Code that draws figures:

┌──

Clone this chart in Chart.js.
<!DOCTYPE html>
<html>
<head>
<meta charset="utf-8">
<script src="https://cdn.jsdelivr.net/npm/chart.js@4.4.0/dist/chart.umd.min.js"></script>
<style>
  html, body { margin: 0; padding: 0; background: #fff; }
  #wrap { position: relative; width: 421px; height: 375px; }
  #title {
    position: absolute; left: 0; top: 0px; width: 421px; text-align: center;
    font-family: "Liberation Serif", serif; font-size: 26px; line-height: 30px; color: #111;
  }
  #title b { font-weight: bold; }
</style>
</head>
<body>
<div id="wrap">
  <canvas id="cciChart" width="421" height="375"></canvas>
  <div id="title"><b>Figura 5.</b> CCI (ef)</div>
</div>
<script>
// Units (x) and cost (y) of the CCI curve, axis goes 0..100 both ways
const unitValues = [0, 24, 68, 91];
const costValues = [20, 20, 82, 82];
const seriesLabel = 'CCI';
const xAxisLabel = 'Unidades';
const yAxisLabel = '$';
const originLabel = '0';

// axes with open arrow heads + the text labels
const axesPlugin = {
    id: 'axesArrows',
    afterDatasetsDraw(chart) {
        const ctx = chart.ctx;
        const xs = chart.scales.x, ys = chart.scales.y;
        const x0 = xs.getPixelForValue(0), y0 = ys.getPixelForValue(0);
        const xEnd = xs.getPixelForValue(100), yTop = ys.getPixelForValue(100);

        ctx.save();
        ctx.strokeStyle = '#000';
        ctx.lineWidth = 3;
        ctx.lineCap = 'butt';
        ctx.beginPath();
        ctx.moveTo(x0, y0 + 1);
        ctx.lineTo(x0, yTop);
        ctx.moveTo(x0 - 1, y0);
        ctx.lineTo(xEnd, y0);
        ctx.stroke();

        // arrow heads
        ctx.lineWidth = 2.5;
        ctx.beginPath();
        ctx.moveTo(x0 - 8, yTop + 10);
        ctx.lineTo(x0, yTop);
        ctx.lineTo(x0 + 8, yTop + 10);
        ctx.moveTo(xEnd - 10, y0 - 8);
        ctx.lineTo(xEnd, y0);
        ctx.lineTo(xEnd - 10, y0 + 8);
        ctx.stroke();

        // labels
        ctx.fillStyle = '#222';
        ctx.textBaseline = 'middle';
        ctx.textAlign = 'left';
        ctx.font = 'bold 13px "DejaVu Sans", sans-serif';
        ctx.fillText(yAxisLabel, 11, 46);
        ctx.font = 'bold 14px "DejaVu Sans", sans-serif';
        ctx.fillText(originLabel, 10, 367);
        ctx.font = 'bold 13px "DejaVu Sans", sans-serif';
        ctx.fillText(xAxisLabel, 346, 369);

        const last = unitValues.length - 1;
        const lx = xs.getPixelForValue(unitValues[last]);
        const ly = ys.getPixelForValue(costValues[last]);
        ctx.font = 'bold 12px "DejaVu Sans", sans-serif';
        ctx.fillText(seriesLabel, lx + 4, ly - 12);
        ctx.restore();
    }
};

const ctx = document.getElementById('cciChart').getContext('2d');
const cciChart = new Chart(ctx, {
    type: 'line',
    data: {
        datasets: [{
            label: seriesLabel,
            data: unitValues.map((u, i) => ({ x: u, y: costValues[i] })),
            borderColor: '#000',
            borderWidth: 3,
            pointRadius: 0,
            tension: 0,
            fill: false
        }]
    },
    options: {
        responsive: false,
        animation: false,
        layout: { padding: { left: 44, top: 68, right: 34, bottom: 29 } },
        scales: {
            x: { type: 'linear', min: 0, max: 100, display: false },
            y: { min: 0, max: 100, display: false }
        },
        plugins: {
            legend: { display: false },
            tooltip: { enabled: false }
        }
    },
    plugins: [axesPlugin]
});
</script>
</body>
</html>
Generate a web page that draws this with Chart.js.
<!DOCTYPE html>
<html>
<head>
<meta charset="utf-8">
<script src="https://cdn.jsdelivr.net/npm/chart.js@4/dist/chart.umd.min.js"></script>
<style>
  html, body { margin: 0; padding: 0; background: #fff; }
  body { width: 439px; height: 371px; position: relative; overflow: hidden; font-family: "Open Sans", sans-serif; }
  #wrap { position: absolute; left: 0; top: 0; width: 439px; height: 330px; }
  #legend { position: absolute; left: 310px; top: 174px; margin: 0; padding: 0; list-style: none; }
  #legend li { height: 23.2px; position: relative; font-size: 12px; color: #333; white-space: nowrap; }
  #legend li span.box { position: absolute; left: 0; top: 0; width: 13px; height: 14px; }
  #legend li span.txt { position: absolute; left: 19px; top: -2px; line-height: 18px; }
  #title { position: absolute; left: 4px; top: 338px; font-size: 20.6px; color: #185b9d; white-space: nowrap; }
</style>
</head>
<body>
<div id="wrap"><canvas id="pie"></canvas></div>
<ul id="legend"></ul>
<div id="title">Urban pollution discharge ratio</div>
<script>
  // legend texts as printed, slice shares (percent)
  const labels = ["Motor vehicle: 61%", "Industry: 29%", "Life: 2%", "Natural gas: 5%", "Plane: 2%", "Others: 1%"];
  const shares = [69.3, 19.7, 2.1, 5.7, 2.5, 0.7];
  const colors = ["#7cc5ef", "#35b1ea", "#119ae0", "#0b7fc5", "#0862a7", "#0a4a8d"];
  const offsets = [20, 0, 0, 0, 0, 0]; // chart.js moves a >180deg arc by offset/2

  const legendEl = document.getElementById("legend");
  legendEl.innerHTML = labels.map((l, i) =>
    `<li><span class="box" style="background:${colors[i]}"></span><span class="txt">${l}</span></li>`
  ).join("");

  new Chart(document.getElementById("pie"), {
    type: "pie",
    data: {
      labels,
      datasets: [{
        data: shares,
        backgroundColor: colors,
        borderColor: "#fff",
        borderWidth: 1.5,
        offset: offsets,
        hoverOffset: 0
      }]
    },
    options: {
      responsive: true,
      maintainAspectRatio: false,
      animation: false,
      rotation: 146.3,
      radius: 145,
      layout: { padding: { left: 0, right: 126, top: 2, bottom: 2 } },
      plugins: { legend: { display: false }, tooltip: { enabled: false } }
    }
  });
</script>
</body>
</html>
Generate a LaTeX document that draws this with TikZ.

└──

From the listing above, copy all lines holding the word "this".

> _ANSWER TO THE EXERCISE_:
Clone this chart in Chart.js.
Generate a web page that draws this with Chart.js.
Generate a LaTeX document that draws this with TikZ.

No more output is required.